╭─ MATERIAL

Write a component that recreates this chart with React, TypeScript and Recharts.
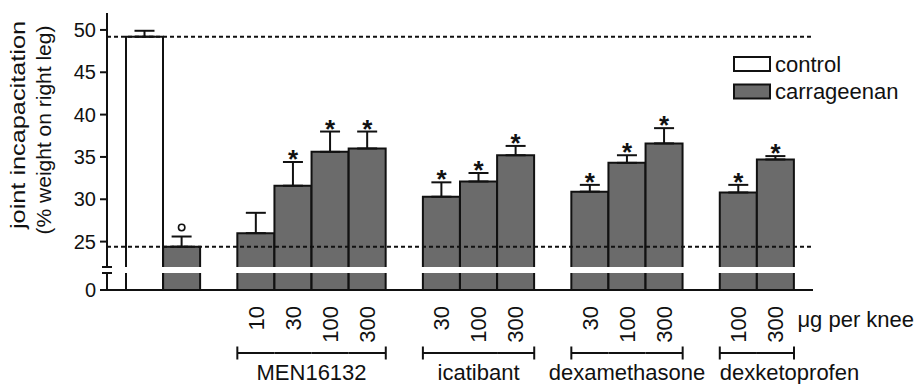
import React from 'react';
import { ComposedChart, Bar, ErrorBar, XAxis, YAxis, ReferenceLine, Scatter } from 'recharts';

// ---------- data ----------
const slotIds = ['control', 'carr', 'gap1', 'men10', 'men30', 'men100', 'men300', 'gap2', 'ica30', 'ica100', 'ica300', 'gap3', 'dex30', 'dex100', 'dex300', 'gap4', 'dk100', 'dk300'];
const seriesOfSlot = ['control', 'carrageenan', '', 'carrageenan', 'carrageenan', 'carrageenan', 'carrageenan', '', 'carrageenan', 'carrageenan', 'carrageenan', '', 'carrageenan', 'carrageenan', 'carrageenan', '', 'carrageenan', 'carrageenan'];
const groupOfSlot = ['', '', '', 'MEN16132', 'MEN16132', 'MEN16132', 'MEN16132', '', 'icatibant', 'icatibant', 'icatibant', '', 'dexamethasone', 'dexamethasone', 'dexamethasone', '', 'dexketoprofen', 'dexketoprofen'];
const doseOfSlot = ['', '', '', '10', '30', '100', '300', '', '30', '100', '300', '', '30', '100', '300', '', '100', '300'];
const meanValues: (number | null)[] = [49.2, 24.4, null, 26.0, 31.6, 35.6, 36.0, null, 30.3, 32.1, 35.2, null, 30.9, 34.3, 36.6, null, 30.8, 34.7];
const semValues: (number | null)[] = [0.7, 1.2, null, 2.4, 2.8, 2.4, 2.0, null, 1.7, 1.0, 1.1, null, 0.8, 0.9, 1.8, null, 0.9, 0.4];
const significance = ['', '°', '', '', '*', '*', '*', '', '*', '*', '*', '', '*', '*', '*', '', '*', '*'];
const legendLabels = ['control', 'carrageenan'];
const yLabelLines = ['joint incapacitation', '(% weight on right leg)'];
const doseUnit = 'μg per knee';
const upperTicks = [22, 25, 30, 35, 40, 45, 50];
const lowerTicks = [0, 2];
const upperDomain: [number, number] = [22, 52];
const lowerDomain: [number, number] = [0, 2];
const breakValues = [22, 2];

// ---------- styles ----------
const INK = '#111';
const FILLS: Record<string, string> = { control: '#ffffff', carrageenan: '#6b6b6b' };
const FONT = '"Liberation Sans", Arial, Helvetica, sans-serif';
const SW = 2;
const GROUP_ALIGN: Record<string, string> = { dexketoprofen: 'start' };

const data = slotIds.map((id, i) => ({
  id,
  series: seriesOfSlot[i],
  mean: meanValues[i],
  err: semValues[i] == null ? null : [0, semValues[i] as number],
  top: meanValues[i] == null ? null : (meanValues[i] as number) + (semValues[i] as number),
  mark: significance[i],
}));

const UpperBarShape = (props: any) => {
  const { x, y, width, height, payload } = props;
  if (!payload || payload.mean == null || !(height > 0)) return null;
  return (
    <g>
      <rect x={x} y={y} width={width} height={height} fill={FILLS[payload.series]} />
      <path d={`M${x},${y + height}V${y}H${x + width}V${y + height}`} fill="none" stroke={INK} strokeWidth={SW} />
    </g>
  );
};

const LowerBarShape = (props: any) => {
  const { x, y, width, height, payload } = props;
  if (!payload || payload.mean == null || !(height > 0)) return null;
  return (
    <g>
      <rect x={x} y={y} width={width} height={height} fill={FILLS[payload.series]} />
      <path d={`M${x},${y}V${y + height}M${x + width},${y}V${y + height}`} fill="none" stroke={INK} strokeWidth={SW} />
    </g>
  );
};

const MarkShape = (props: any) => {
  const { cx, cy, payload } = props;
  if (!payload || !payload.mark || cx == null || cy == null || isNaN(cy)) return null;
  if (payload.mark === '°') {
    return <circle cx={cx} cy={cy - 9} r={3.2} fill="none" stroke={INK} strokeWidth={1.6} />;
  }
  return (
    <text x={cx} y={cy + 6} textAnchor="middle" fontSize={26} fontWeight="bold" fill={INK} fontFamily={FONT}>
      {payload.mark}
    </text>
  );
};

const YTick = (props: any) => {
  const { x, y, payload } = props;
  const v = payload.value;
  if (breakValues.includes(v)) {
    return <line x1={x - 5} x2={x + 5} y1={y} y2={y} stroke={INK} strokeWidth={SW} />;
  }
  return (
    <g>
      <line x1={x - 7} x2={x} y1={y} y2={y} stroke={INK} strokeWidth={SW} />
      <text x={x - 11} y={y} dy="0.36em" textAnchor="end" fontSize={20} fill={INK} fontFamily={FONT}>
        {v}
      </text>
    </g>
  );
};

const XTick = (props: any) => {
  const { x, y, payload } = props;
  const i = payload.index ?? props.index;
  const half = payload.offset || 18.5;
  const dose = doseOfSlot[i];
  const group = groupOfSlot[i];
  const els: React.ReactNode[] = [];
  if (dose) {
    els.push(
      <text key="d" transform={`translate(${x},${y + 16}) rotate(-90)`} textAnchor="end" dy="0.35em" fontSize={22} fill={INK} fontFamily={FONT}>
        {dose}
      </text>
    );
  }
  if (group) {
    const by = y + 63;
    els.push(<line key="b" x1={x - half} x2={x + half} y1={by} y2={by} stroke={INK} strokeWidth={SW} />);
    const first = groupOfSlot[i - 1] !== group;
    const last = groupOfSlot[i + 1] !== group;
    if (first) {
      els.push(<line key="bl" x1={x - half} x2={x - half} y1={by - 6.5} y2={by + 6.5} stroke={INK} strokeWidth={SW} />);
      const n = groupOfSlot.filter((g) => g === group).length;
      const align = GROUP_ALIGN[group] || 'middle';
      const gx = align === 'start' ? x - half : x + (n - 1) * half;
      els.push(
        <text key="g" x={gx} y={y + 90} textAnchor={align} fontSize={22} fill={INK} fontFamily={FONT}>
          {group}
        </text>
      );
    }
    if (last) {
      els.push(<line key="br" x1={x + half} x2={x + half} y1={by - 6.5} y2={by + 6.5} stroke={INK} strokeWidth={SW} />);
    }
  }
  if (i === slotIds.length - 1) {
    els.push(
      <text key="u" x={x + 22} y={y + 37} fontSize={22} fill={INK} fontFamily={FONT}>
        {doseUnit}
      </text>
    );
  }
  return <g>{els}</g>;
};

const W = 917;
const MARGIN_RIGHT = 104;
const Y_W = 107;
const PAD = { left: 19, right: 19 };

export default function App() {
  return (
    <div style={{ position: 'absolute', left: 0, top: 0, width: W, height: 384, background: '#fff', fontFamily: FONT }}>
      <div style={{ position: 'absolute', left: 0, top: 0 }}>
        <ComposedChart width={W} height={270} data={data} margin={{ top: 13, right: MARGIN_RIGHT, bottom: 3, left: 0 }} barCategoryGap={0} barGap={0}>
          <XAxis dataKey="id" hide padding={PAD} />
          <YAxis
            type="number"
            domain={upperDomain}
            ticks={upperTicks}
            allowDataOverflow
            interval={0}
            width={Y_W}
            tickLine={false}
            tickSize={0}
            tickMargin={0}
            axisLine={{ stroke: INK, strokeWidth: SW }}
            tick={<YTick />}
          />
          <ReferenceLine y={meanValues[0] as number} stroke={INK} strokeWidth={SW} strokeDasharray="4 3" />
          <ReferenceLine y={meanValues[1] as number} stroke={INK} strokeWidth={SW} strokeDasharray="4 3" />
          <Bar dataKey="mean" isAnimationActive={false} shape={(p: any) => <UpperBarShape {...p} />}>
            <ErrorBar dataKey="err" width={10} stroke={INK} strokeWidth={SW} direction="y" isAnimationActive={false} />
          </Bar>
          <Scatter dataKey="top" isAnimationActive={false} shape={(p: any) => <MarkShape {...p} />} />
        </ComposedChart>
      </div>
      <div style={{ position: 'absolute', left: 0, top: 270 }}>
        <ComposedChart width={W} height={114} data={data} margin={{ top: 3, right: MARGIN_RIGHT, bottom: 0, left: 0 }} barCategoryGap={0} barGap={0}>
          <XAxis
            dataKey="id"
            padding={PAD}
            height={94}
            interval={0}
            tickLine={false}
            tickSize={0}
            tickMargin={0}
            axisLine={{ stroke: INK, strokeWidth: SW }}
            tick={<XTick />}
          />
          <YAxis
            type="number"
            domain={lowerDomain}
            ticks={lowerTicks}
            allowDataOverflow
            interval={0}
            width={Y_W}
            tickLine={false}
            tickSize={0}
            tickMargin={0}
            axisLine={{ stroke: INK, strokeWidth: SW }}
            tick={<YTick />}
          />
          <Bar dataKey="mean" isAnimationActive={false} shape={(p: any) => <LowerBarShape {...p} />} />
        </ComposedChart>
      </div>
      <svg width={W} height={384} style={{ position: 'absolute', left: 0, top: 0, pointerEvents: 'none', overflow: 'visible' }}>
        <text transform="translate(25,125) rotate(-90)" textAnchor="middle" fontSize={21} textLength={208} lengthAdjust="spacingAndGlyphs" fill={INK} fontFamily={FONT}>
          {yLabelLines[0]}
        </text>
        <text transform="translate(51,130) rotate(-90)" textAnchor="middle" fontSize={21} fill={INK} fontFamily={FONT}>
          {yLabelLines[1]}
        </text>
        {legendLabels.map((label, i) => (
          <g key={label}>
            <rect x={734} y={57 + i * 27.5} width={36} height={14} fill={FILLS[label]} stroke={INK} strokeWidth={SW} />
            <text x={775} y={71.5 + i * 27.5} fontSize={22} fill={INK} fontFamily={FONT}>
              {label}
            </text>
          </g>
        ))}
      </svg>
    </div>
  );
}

╰─

Everything from the top line of the data down to and including the line with "YAxis, ReferenceLine, Scatter" is to be copied, except the pictures.

SOLUTION TO THE EXERCISE »
Write a component that recreates this chart with React, TypeScript and Recharts.
import React from 'react';
import { ComposedChart, Bar, ErrorBar, XAxis, YAxis, ReferenceLine, Scatter } from 'recharts';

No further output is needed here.